Oak Park, Illinois, located eight miles west of the Chicago Loop, is the home of notable contributors to national and world culture. For example, here lived novelist Ernest Hemingway, as did Edgar Rice Burroughs, creator of Tarzan and John Carter of Mars. Architect Frank Lloyd Wright designed several of his famous structures at his Oak Park studio; and James Dewar, inventor of the late, lamented Twinkie, resided amid the solace of its tree-lined avenues. Oak Park is also the childhood home of Dr. Wallace Broecker, who coined the now-ubiquitous phrase “global warming” in a 1975 essay titled “Climate Change: Are we on the brink of a pronounced global warming?”

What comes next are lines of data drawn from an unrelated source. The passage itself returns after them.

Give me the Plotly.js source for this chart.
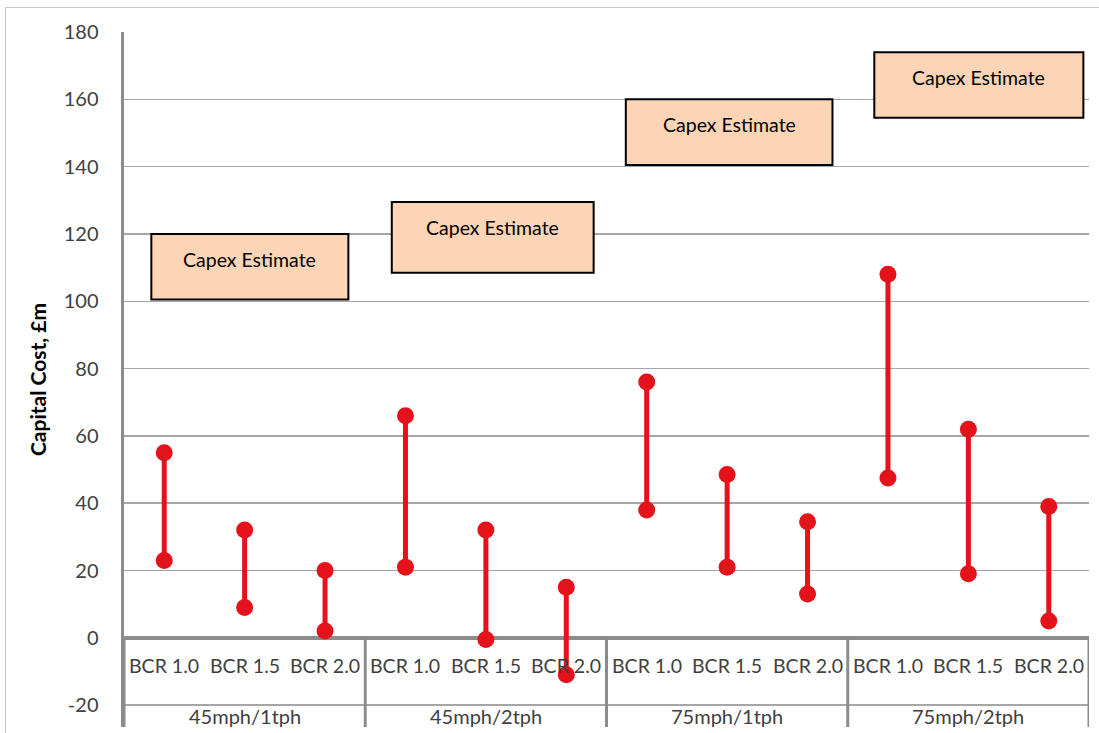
<!DOCTYPE html>
<html>
<head>
<meta charset="utf-8">
<script src="https://cdn.plot.ly/plotly-3.0.1.min.js"></script>
<style>
  html, body { margin: 0; padding: 0; background: #ffffff; }
  #frame { position: absolute; left: 5px; top: 7px; width: 1100px; height: 740px; border: 1px solid #c8c8c8; box-sizing: border-box; }
  #chart { position: absolute; left: 0; top: 0; width: 1099px; height: 733px; }
</style>
</head>
<body>
<div id="frame"></div>
<div id="chart"></div>
<script>
// ---- data ----
const groups = ['45mph/1tph', '45mph/2tph', '75mph/1tph', '75mph/2tph'];
const bcrLevels = ['BCR 1.0', 'BCR 1.5', 'BCR 2.0'];
const highCost = [55, 32, 20, 66, 32, 15, 76, 48.5, 34.5, 108, 62, 39];
const lowCost  = [23, 9, 2, 21, -0.5, -11, 38, 21, 13, 47.5, 19, 5];
const capexLabel = 'Capex Estimate';
const capexTop    = [120, 129.5, 160, 174];
const capexBottom = [100.5, 108.5, 140.5, 154.5];
const yTicks = [-20, 0, 20, 40, 60, 80, 100, 120, 140, 160, 180];
const yTickText = ['-20', '0', '20', '40', '60', '80', '100', '120', '140', '160', '180'];

// ---- build trace ----
const xg = [], xc = [], yv = [];
let k = 0;
groups.forEach(g => {
  bcrLevels.forEach(c => {
    xg.push(g, g, g); xc.push(c, c, c);
    yv.push(highCost[k], lowCost[k], null);
    k++;
  });
});

const red = '#E3121B';
const FONT = 'Lato, sans-serif';
const trace = {
  type: 'scatter',
  mode: 'lines+markers',
  x: [xg, xc],
  y: yv,
  connectgaps: false,
  line: { color: red, width: 5 },
  marker: { color: red, size: 17 },
  hoverinfo: 'y',
  showlegend: false
};

const yMin = yTicks[0], yMax = yTicks[yTicks.length - 1];
const axisGrey = '#8c8c8c';
const shapes = [], annotations = [];

// category-axis labels and dividers (drawn at y = 0 like the original)
let idx = 0;
groups.forEach((g, gi) => {
  bcrLevels.forEach(c => {
    annotations.push({
      xref: 'x', yref: 'y', x: idx, y: 0, yanchor: 'middle', yshift: -28,
      text: c, showarrow: false,
      font: { family: FONT, size: 19.5, color: '#404040' }
    });
    idx++;
  });
  annotations.push({
    xref: 'x', yref: 'y', x: gi * 3 + 1, y: yMin, yanchor: 'middle', yshift: -11,
    text: g, showarrow: false,
    font: { family: FONT, size: 20, color: '#404040' }
  });
});
for (let d = 0; d <= groups.length; d++) {
  shapes.push({
    type: 'line', xref: 'x', yref: 'y', x0: d * 3 - 0.5, x1: d * 3 - 0.5,
    y0: 0, y1: -26.5, line: { color: axisGrey, width: 3 }, layer: 'above'
  });
}

// capex boxes: positioned per group (category index units)
const boxX = [[-0.16, 2.29], [2.83, 5.34], [5.74, 8.31], [8.83, 11.43]];
groups.forEach((g, i) => {
  shapes.push({
    type: 'rect', xref: 'x', yref: 'y',
    x0: boxX[i][0], x1: boxX[i][1], y0: capexBottom[i], y1: capexTop[i],
    fillcolor: '#FBD5B5', line: { color: '#000000', width: 2 }, layer: 'above'
  });
  annotations.push({
    xref: 'x', yref: 'y', x: (boxX[i][0] + boxX[i][1]) / 2, y: capexTop[i],
    yanchor: 'top', yshift: -12, text: capexLabel, showarrow: false,
    font: { family: FONT, size: 19.5, color: '#000000' }
  });
});

const layout = {
  width: 1099, height: 733,
  margin: { l: 124, r: 10, t: 32, b: 6 },
  paper_bgcolor: 'rgba(0,0,0,0)',
  plot_bgcolor: 'rgba(0,0,0,0)',
  font: { family: FONT, size: 19, color: '#404040' },
  xaxis: {
    type: 'multicategory',
    showline: false, showgrid: false, ticks: '',
    showticklabels: false, showdividers: false,
    zeroline: false,
    range: [-0.5, 11.5]
  },
  yaxis: {
    range: [-26.5, yMax], tickmode: 'array', tickvals: yTicks, ticktext: yTickText,
    showgrid: true, gridcolor: '#a6a6a6', gridwidth: 1.5,
    zeroline: true, zerolinecolor: axisGrey, zerolinewidth: 3.5,
    showline: true, linecolor: axisGrey, linewidth: 3.5,
    ticks: 'outside', ticklen: 18, tickcolor: 'rgba(0,0,0,0)',
    tickfont: { family: FONT, size: 20, color: '#404040' },
    title: { text: 'Capital Cost, £m', font: { family: FONT, size: 21, color: '#000000', weight: 'bold' }, standoff: 12 }
  },
  shapes: shapes,
  annotations: annotations
};

Plotly.newPlot('chart', [trace], layout, { displayModeBar: false, staticPlot: true });
</script>
</body>
</html>
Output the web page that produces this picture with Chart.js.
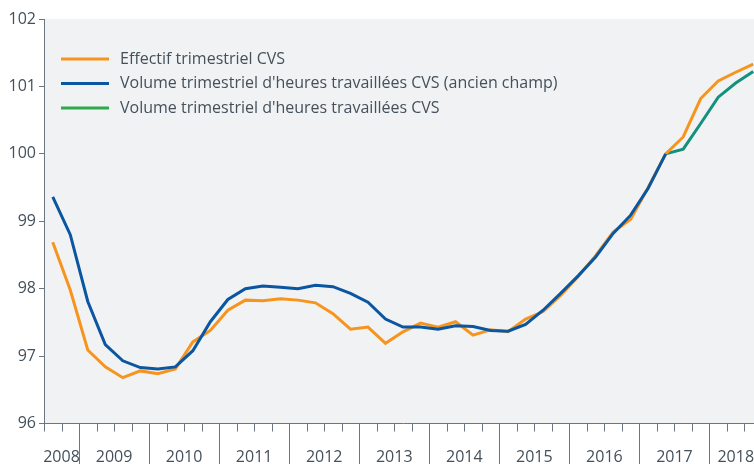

As a child, Broecker attended Harrison Street church in Oak Park with his parents. The small assembly was led by T. Leonard Lewis, who would later serve as pastor of First Baptist Church of Hammond, Indiana, before serving as president of Gordon-Conwell Seminary in Masschussetts until his death in 1959.
Broecker, encouraged to attend Wheaton College because his neighborhood friend, “Ernie” Sandeen, enrolled, recalls campus mischief in Fixing Climate: What Past Climate Changes Reveal About the Current Threat – And How to Counter It (2008), written with Robert Kunzig:
It has a reputation as the Harvard of evangelical colleges, an ambitious but also a godly place, where students signed a pledge to adhere to the same set of rules that applied to Harrison Street…It was a serious place…and it seemed to force into full flower the most profoundly unserious aspect of Broecker’s character, one that can still be startling today to the uninitiated…At Wheaton the pranks got more elaborate. In his junior year he was business manager of the yearbook, which position of influence allowed him to sign excuses that got him and his friends out of daily chapel. It also got him a key to the attic of Blanchard Hall, where college memorabilia was stored. That October, Broecker discovered an unused door leading from the attic into the bell tower, which was off-limits to students; the custodian kept the main entrance carefully padlocked. At midnight on Halloween night Broecker, Sandeen and their roommates woke the campus with a loud tolling. When the custodian came racing into the bell tower, they exited through the attic and locked him in. He was forced to ring the bells again to summon the police. By the time the law arrived the Broecker gang had retreated to a ground-floor classroom. Broecker remembers vividly the flashlight beams coming through the windows and playing along the walls as he and his friends hugged the floor, out of sight.
Broecker offers an interesting perspective on the 1951 revival…and his subsequent drift from Evangelical Christianity:
In addition to going to chapel every day, Wheaton students were required to spend a week every year rededicating themselves to Christ under the guidance of a visiting preacher. That year the event took an extraordinary turn – it became a mass public confession. For three days and nights students lined up in the choir loft and behind the pulpit, waiting for their chance to proclaim their sins. The pressure to participate was intense. Broecker sat there in turmoil, brooding more seriously than he had ever brooded over anything. He certainly had sins – violations of the Wheaton pledge, for instance, that went beyond dancing. (He has never liked dancing.) But he knew some of of the people who were confessing, and he knew they weren’t being honest. They were holding back on the juicy stuff. The hypocrisy of the whole spectacle revolted him – people were pretending to believe in rules they couldn’t really live by, and then pretending to confess their violations of those rules. Hypocrisy and dishonesty, Broecker realized, were the sins he could least abide. That day in chapel, he slipped the fragile line that had tied him to the Rock.
Moving into the field of scientific research, Broecker found a substitute:
[Science] is the belief that if we observe the world carefully, test our ideas skeptically, and communicate honestly, we can figure things out. That summer of 1952, Broecker was converted to science. In time he would come to think of it as something sacred.
Wallace S. Broecker attended Wheaton College for three years before transferring to Columbia where he graduated. He is the Newberry Professor of Earth and Environmental Sciences at Columbia University. In 2006 he received the Crafoord Prize in Geosciences.